In my previous post, I discussed campaigns and leads. Both of those are standard objects associated with Marketing Cloud, the latter overlapping with Sales Cloud. Once marketing has gathered and qualified a lead, its sales’ job to further vet it. Would this person be a good fit as a customer? Do they seem like they might be ready to buy? If the answer to either of these questions is no, sales could mark the lead as “not qualified.”
If your sales team decides to pursue the lead further, however, then they might convert it into a contact. In this case, a contact is somebody who shows true potential as a customer, even if an actual sale seems a long way off (though it’s worth noting that you can create contacts for anybody you want to track, including competitors, partners and even your own employees). When you convert a lead into a contact, Sales Cloud will also generate an account. An account simply represents the company that your contact works for. Further into the sales process, you may acquire more contacts associated with that one account. Both contacts and accounts are standard objects that span the entirety of Salesforce’s product suite.

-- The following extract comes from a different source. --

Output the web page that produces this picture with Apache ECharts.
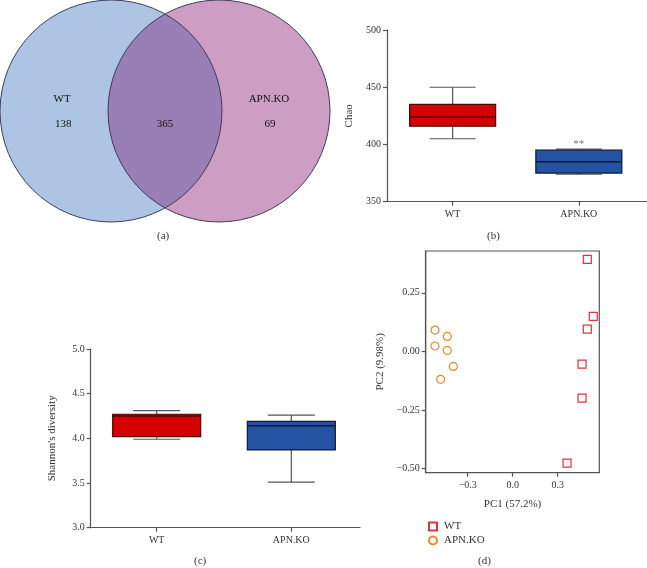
<!DOCTYPE html>
<html><head><meta charset="utf-8">
<script src="https://cdn.jsdelivr.net/npm/echarts@6/dist/echarts.min.js"></script>
<style>html,body{margin:0;padding:0;background:#fff}#c{width:647px;height:568px}</style>
</head><body><div id="c"></div>
<script>
// ---- Data ----
const vennSets = ['WT', 'APN.KO'];
const vennUnique = [138, 69];
const vennShared = 365;

const groups = ['WT', 'APN.KO'];
// [min, Q1, median, Q3, max]
const chaoBox = [[405, 416, 424, 435, 450], [374, 375, 385, 395, 396]];
const chaoSig = ['', '**'];
const chaoTicks = [350, 400, 450, 500];
const shannonBox = [[3.99, 4.02, 4.25, 4.27, 4.31], [3.51, 3.87, 4.14, 4.19, 4.26]];
const shannonTicks = [3.0, 3.5, 4.0, 4.5, 5.0];

const pcaWT = [[0.497, 0.392], [0.537, 0.149], [0.497, 0.095], [0.462, -0.054], [0.462, -0.199], [0.362, -0.476]];
const pcaKO = [[-0.518, 0.091], [-0.436, 0.064], [-0.518, 0.023], [-0.436, 0.004], [-0.396, -0.064], [-0.48, -0.119]];
const pcXTicks = [-0.3, 0, 0.3];
const pcYTicks = [-0.5, -0.25, 0, 0.25];

// ---- Styles ----
const FONT = '"Liberation Serif", "DejaVu Serif", serif';
const AX = '#555';
const boxColors = [
  {fill: '#d50000', stroke: '#4a0808', median: '#5a0000'},
  {fill: '#2453a3', stroke: '#0c1a36', median: '#0c1a36'}
];
const chart = echarts.init(document.getElementById('c'));

function boxRender(boxW, capW, sig) {
  return function (params, api) {
    const i = api.value(0);
    const p = k => api.coord([i, api.value(k)]);
    const pmin = p(1), pq1 = p(2), pmed = p(3), pq3 = p(4), pmax = p(5);
    const cx = pmin[0];
    const c = boxColors[i];
    const ln = {stroke: AX, lineWidth: 1.2};
    const children = [
      {type: 'line', shape: {x1: cx, y1: pq3[1], x2: cx, y2: pmax[1]}, style: ln},
      {type: 'line', shape: {x1: cx, y1: pq1[1], x2: cx, y2: pmin[1]}, style: ln},
      {type: 'line', shape: {x1: cx - capW / 2, y1: pmax[1], x2: cx + capW / 2, y2: pmax[1]}, style: ln},
      {type: 'line', shape: {x1: cx - capW / 2, y1: pmin[1], x2: cx + capW / 2, y2: pmin[1]}, style: ln},
      {type: 'rect', shape: {x: cx - boxW / 2, y: pq3[1], width: boxW, height: pq1[1] - pq3[1]},
        style: {fill: c.fill, stroke: c.stroke, lineWidth: 1.2}},
      {type: 'line', shape: {x1: cx - boxW / 2, y1: pmed[1], x2: cx + boxW / 2, y2: pmed[1]},
        style: {stroke: c.median, lineWidth: 1.5}}
    ];
    if (sig && sig[i]) {
      children.push({type: 'text', style: {text: sig[i], x: cx, y: pmax[1] + 1, textAlign: 'center',
        textVerticalAlign: 'bottom', fill: '#777', font: '11px ' + FONT}});
    }
    return {type: 'group', children};
  };
}

function vennRender(params, api) {
  const cs = params.coordSys;
  const r = cs.height / 2;
  const cy = cs.y + r;
  const cx1 = cs.x + r, cx2 = cs.x + cs.width - r;
  const a = (cx2 - cx1) / 2, mx = (cx1 + cx2) / 2;
  const h = Math.sqrt(r * r - a * a);
  const th = Math.atan2(h, a);
  const pts = [];
  const N = 80;
  for (let k = 0; k <= N; k++) {
    const t = -th + 2 * th * k / N;
    pts.push([cx1 + r * Math.cos(t), cy + r * Math.sin(t)]);
  }
  for (let k = 0; k <= N; k++) {
    const t = Math.PI - th + 2 * th * k / N;
    pts.push([cx2 + r * Math.cos(t), cy + r * Math.sin(t)]);
  }
  const txt = (s, x, y) => ({type: 'text', style: {text: s, x, y, textAlign: 'center', textVerticalAlign: 'middle',
    fill: '#111', font: '11px ' + FONT}});
  return {type: 'group', children: [
    {type: 'circle', shape: {cx: cx1, cy, r}, style: {fill: '#aec4e4'}},
    {type: 'circle', shape: {cx: cx2, cy, r}, style: {fill: '#cd9dc4'}},
    {type: 'polygon', shape: {points: pts}, style: {fill: '#9a7eb6'}},
    {type: 'circle', shape: {cx: cx1, cy, r}, style: {fill: 'none', stroke: '#3c3d5c', lineWidth: 1}},
    {type: 'circle', shape: {cx: cx2, cy, r}, style: {fill: 'none', stroke: '#3c3d5c', lineWidth: 1}},
    txt(vennSets[0], cx1 - 0.44 * r, cy - 12),
    txt(String(vennUnique[0]), cx1 - 0.43 * r, cy + 13),
    txt(String(vennShared), mx, cy + 13),
    txt(vennSets[1], cx2 + 0.45 * r, cy - 12),
    txt(String(vennUnique[1]), cx2 + 0.46 * r, cy + 13)
  ]};
}

const lbl = {color: '#333', fontFamily: FONT, fontSize: 10};
const axLine = {show: true, onZero: false, lineStyle: {color: AX, width: 1.2}};
const axTick = {show: true, length: 4, lineStyle: {color: AX, width: 1.2}};
const minus = s => s.replace('-', '\u2212');

const option = {
  backgroundColor: '#fff',
  animation: false,
  grid: [
    {left: 0, top: 0, width: 330, height: 222},
    {left: 387, top: 30, width: 260, height: 171.7},
    {left: 90.7, top: 349, width: 269.3, height: 178.7},
    {left: 425.7, top: 251, width: 173.6, height: 221.7, show: true, borderColor: AX, borderWidth: 1.2, backgroundColor: 'transparent'}
  ],
  xAxis: [
    {gridIndex: 0, type: 'value', min: 0, max: 1, show: false},
    {gridIndex: 1, type: 'value', min: -0.52, max: 1.54, axisLine: axLine, splitLine: {show: false},
      axisTick: Object.assign({customValues: [0, 1]}, axTick),
      axisLabel: Object.assign({customValues: [0, 1], margin: 8, formatter: v => groups[Math.round(v)]}, lbl)},
    {gridIndex: 2, type: 'value', min: -0.49, max: 1.51, axisLine: axLine, splitLine: {show: false},
      axisTick: Object.assign({customValues: [0, 1]}, axTick),
      axisLabel: Object.assign({customValues: [0, 1], margin: 8, formatter: v => groups[Math.round(v)]}, lbl)},
    {gridIndex: 3, type: 'value', min: -0.58, max: 0.577, axisLine: axLine, splitLine: {show: false},
      axisTick: Object.assign({customValues: pcXTicks}, axTick),
      axisLabel: Object.assign({customValues: pcXTicks, margin: 8, formatter: v => minus(v.toFixed(1))}, lbl),
      name: 'PC1 (57.2%)', nameLocation: 'middle', nameGap: 26, nameTextStyle: {color: '#333', fontFamily: FONT, fontSize: 11}}
  ],
  yAxis: [
    {gridIndex: 0, type: 'value', min: 0, max: 1, show: false},
    {gridIndex: 1, type: 'value', min: chaoTicks[0], max: chaoTicks[chaoTicks.length - 1], interval: 50,
      axisLine: axLine, axisTick: axTick, splitLine: {show: false},
      axisLabel: Object.assign({margin: 6}, lbl),
      name: 'Chao', nameLocation: 'middle', nameGap: 32, nameTextStyle: {color: '#333', fontFamily: FONT, fontSize: 11}},
    {gridIndex: 2, type: 'value', min: shannonTicks[0], max: shannonTicks[shannonTicks.length - 1], interval: 0.5,
      axisLine: axLine, axisTick: axTick, splitLine: {show: false},
      axisLabel: Object.assign({margin: 6, formatter: v => v.toFixed(1)}, lbl),
      name: "Shannon's diversity", nameLocation: 'middle', nameGap: 33, nameTextStyle: {color: '#333', fontFamily: FONT, fontSize: 11}},
    {gridIndex: 3, type: 'value', min: -0.517, max: 0.428, axisLine: axLine, splitLine: {show: false},
      axisTick: Object.assign({customValues: pcYTicks}, axTick),
      axisLabel: Object.assign({customValues: pcYTicks, margin: 6, formatter: v => minus(v.toFixed(2))}, lbl),
      name: 'PC2 (9.98%)', nameLocation: 'middle', nameGap: 40, nameTextStyle: {color: '#333', fontFamily: FONT, fontSize: 11}}
  ],
  legend: {
    data: ['WT', 'APN.KO'], orient: 'vertical', left: 423, top: 516, itemWidth: 8, itemHeight: 8, itemGap: 3,
    textStyle: {color: '#333', fontFamily: FONT, fontSize: 11, padding: [0, 0, 0, 2]}
  },
  series: [
    {type: 'custom', xAxisIndex: 0, yAxisIndex: 0, data: [[0.5, 0.5]], renderItem: vennRender, silent: true},
    {type: 'custom', xAxisIndex: 1, yAxisIndex: 1, encode: {x: 0, y: [1, 2, 3, 4, 5]},
      data: chaoBox.map((b, i) => [i].concat(b)), renderItem: boxRender(86, 46, chaoSig)},
    {type: 'custom', xAxisIndex: 2, yAxisIndex: 2, encode: {x: 0, y: [1, 2, 3, 4, 5]},
      data: shannonBox.map((b, i) => [i].concat(b)), renderItem: boxRender(88, 47, null)},
    {name: 'WT', type: 'scatter', xAxisIndex: 3, yAxisIndex: 3, data: pcaWT, symbol: 'rect', symbolSize: 8,
      itemStyle: {color: '#fff', borderColor: '#e0323c', borderWidth: 1.2, opacity: 1}},
    {name: 'APN.KO', type: 'scatter', xAxisIndex: 3, yAxisIndex: 3, data: pcaKO, symbol: 'circle', symbolSize: 8,
      itemStyle: {color: '#fff', borderColor: '#e58a2c', borderWidth: 1.2, opacity: 1}}
  ],
  graphic: [
    {type: 'text', left: 157, top: 231, style: {text: '(a)', font: '11px ' + FONT, fill: '#333'}},
    {type: 'text', left: 487, top: 231, style: {text: '(b)', font: '11px ' + FONT, fill: '#333'}},
    {type: 'text', left: 194, top: 556, style: {text: '(c)', font: '11px ' + FONT, fill: '#333'}},
    {type: 'text', left: 478, top: 556, style: {text: '(d)', font: '11px ' + FONT, fill: '#333'}}
  ]
};
chart.setOption(option);
</script>
</body></html>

At the conversion stage, a salesperson also has the option to create an opportunity (a standard object specific to Sales Cloud). An opportunity is neither a person nor a company, but the specific potential for a deal. Every business will need to define for themselves what constitutes an opportunity, but typical criteria include basic scope as well as revenue and timeline projections.
After a sale is won or lost, a salesperson can close the opportunity, and contacts and accounts will remain in the database.
Using Sales Cloud to Power the Customer Lifecycle
As is the case with many web-based technologies, standard objects are essentially digital metaphors for things that exist in the “real” world — in this case, spreadsheets. However, spreadsheets are static, siloed and do nothing to better serve customers.
Sales Cloud gives salespeople an easy way to view every interaction with a given lead or contact, including those that involved the marketing team or another salesperson. Industry, company size, business problem, questions, concerns and sticking points — it’s all right there, a full picture of a real person.
Instead of a standard sales pitch, your sales team will able to address the specific wants and needs of potential customers who would truly stand to benefit from the products or services that you sell. In turn, this will lead to much happier customers during the “service” stage (more on that in my next post).
A customer-centric approach to marketing leads to a customer-centric approach to sales leads to a … see where we’re going with this? It really is a life cycle — and Salesforce makes it possible.